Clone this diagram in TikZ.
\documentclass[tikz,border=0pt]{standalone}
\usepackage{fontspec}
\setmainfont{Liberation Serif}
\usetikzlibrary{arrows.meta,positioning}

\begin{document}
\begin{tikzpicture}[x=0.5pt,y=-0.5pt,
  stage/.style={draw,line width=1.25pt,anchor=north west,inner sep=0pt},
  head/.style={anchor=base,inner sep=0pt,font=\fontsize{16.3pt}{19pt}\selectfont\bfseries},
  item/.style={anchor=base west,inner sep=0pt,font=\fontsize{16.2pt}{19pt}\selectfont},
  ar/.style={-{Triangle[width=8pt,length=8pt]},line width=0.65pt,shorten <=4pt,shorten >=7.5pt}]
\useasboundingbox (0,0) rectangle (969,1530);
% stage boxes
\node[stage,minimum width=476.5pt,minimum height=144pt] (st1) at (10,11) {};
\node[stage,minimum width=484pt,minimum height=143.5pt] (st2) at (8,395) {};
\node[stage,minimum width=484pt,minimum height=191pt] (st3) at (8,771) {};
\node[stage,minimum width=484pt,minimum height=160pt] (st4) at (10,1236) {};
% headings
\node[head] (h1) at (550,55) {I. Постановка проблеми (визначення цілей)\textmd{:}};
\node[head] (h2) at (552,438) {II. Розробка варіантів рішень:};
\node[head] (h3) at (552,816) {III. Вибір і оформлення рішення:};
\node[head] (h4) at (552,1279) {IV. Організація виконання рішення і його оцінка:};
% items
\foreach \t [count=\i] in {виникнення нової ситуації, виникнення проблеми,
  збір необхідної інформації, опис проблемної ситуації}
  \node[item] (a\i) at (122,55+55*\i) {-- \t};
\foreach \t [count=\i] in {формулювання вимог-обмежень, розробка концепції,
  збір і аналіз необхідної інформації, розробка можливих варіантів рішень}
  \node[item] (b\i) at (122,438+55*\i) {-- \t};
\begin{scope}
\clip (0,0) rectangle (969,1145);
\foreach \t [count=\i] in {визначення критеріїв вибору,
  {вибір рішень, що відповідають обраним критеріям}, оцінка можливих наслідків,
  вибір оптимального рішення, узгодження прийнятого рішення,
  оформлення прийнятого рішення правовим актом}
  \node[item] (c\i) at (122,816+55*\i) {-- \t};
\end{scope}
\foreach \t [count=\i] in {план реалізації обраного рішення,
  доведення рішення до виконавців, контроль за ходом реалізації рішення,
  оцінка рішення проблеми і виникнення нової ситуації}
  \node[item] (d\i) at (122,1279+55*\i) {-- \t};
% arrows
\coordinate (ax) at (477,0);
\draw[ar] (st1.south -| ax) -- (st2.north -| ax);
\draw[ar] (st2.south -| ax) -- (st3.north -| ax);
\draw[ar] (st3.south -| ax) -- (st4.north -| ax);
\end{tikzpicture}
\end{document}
==============================
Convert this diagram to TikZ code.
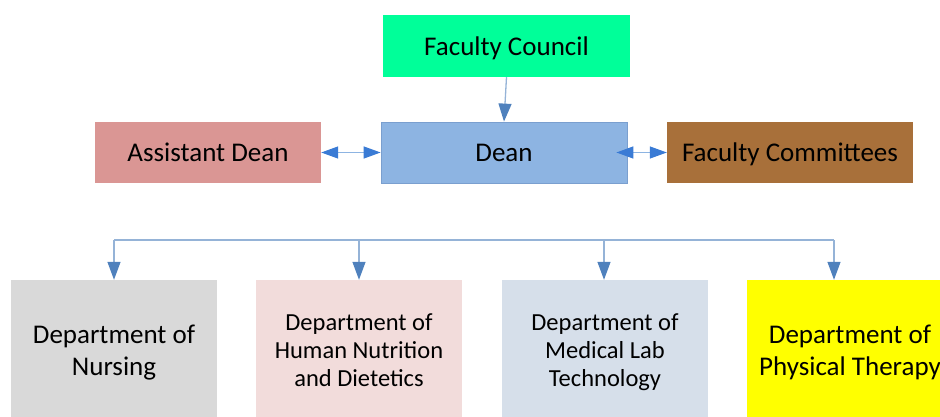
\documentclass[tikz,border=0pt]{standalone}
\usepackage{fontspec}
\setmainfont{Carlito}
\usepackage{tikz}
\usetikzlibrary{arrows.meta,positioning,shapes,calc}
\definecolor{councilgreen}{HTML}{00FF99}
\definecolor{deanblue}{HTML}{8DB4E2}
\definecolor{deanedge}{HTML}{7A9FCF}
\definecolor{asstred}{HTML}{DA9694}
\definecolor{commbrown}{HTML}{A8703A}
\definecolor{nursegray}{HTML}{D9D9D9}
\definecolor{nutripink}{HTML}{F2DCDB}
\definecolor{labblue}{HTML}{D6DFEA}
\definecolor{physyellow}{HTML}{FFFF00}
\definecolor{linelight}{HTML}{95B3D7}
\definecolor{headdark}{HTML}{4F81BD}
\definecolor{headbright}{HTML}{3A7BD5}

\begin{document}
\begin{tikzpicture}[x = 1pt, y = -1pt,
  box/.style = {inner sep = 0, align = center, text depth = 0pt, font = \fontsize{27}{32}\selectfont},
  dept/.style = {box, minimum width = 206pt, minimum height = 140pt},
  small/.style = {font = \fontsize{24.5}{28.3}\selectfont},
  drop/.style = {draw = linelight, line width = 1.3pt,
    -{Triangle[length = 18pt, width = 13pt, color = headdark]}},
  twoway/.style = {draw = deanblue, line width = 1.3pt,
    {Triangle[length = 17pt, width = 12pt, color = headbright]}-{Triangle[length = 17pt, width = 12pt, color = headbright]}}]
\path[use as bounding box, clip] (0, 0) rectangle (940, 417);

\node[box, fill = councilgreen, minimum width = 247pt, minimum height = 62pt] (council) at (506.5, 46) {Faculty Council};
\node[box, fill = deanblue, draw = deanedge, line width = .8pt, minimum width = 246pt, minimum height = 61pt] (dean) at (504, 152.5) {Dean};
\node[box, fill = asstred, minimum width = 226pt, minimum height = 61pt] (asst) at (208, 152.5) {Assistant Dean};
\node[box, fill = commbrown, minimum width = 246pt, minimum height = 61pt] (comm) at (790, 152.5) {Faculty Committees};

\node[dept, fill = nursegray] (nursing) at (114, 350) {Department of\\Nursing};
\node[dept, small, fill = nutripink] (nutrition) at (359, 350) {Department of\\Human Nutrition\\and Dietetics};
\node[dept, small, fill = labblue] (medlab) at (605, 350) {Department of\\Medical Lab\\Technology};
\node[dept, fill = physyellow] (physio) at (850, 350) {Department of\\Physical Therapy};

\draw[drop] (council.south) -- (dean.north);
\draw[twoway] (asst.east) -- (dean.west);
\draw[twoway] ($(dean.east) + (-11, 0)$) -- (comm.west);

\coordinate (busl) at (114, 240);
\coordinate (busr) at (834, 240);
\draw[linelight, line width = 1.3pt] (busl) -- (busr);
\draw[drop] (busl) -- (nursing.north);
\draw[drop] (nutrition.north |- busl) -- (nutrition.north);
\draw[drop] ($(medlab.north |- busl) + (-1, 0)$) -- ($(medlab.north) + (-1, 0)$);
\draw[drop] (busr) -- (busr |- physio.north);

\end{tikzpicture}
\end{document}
==============================
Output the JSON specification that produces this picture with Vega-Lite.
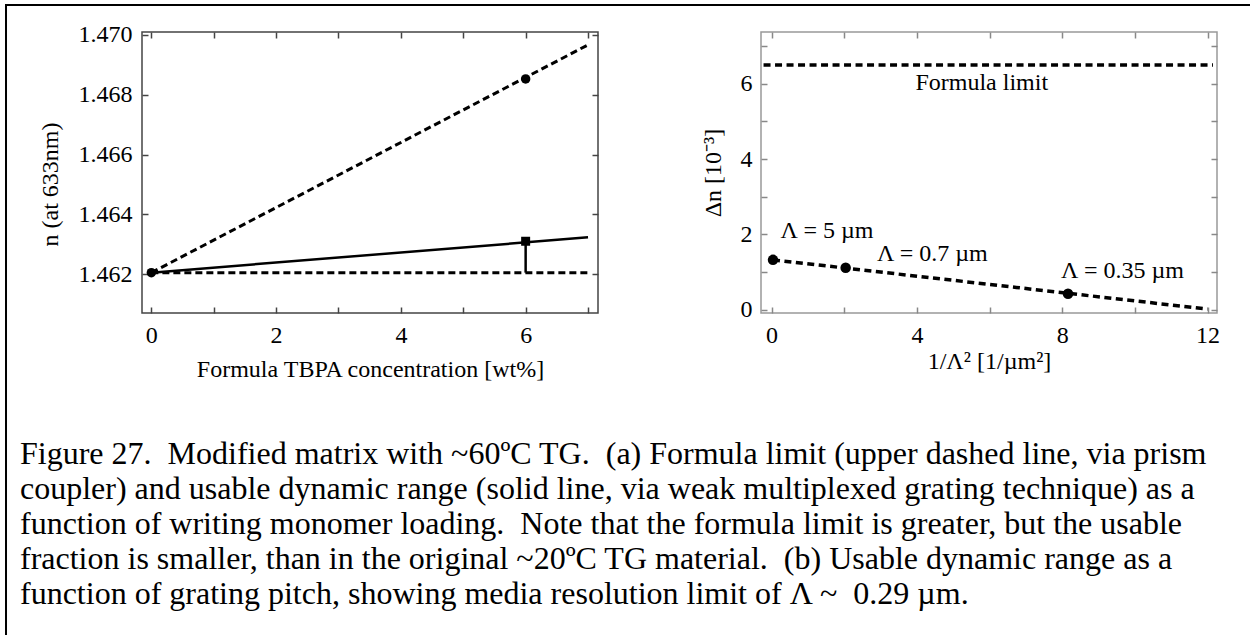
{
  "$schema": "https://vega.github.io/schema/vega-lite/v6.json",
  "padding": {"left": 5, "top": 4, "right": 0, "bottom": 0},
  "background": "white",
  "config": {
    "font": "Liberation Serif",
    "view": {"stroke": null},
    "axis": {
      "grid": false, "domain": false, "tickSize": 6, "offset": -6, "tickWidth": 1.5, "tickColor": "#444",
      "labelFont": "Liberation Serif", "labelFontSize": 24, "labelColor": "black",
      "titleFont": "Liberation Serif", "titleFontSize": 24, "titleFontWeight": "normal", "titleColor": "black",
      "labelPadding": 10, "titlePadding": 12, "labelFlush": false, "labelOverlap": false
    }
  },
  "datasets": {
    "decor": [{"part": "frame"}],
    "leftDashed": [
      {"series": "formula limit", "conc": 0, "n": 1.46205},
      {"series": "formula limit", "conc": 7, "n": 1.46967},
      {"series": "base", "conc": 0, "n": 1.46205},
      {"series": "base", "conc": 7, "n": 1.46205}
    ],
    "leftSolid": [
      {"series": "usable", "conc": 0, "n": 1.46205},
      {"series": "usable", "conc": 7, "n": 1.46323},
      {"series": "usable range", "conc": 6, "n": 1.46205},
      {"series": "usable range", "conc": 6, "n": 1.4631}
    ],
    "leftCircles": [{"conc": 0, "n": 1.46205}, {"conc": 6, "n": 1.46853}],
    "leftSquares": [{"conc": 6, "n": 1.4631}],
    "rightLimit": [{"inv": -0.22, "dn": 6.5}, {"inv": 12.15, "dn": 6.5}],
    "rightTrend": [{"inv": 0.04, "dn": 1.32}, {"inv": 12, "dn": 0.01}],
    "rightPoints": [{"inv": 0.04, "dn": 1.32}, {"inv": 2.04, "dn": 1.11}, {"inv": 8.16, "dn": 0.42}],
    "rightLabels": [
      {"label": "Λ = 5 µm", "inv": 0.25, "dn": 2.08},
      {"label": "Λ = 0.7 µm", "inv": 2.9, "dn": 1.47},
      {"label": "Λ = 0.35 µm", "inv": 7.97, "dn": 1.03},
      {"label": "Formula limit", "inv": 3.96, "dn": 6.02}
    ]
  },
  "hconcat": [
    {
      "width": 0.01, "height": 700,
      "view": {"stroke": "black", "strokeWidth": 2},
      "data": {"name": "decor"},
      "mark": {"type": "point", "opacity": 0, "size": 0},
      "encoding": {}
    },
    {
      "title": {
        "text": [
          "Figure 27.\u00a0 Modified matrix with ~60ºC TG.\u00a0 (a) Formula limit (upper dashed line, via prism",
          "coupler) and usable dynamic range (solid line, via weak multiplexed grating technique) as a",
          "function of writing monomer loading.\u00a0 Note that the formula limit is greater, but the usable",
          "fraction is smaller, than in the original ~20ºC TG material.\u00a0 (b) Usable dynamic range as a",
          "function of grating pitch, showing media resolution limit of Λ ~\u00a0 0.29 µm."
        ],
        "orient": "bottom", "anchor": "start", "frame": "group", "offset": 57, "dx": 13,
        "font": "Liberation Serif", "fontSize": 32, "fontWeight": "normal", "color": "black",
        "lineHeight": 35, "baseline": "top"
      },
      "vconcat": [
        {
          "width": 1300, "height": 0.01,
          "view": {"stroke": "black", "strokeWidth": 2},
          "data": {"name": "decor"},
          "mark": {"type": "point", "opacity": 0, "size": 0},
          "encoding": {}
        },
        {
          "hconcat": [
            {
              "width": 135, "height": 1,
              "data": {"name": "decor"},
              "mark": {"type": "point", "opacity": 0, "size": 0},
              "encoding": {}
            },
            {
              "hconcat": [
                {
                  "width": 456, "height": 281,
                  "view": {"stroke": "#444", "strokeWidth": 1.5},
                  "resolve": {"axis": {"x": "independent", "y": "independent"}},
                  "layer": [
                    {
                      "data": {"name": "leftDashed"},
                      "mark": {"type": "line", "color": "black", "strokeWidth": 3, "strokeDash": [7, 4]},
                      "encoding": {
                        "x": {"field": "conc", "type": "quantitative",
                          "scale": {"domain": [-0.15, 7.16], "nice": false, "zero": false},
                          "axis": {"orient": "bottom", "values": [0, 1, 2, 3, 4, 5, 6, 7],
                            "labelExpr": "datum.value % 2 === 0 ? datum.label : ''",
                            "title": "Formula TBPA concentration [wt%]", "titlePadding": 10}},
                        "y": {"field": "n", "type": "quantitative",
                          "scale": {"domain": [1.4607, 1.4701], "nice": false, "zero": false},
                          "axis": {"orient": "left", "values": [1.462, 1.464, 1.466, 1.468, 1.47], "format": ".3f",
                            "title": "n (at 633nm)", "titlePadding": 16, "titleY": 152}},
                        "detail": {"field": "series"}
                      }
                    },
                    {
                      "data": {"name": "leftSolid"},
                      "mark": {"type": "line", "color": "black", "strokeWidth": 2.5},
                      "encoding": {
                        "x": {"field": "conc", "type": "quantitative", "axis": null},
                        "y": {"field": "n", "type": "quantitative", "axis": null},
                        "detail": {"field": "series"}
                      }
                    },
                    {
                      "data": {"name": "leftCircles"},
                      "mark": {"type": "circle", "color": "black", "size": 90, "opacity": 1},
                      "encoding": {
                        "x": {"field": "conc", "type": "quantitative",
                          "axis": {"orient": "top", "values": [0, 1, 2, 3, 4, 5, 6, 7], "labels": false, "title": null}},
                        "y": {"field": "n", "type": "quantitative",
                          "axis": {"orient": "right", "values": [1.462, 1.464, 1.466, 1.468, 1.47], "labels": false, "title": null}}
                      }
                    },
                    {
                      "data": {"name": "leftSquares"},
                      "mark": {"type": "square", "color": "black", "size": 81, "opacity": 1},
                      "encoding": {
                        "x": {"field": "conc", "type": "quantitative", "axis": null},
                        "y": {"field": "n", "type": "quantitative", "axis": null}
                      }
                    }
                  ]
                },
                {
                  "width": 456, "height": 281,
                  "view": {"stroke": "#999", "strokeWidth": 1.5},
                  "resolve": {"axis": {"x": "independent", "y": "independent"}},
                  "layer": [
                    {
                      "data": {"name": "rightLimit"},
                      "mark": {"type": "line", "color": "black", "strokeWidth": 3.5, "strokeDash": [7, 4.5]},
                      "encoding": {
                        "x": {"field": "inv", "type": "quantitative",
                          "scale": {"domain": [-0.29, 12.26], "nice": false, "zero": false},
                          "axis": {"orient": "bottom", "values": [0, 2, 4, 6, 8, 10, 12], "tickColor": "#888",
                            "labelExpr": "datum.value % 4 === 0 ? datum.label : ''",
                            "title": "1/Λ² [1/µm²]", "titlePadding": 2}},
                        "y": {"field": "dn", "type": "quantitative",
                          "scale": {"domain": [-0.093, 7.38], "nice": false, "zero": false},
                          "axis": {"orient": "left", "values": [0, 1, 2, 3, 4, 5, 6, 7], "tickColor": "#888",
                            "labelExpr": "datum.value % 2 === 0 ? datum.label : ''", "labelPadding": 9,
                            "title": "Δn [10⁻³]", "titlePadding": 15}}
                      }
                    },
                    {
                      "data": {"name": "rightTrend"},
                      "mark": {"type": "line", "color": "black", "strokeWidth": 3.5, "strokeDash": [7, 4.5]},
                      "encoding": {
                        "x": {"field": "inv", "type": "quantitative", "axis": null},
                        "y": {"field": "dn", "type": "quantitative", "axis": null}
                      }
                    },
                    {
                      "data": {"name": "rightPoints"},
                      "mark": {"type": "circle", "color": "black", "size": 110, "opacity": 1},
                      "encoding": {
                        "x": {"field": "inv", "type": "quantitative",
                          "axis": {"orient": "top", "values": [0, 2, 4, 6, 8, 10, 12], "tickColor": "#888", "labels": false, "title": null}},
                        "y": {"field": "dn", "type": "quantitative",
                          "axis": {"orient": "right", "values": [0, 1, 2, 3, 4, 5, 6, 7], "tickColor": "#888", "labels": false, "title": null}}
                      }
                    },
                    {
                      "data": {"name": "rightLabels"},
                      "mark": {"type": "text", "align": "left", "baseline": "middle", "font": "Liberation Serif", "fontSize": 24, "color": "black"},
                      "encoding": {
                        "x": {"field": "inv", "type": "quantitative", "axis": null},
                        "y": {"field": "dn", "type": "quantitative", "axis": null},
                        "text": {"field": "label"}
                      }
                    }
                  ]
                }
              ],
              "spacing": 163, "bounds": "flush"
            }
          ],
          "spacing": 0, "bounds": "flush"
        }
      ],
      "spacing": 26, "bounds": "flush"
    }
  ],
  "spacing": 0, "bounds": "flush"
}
==============================
- **WRITTEN PROBLEM**: Identify every line where the string "that" appears.

- **COMPLETED EXERCISE**:
Output the JSON specification that produces this picture with Vega-Lite.
          "function of writing monomer loading.\u00a0 Note that the formula limit is greater, but the usable",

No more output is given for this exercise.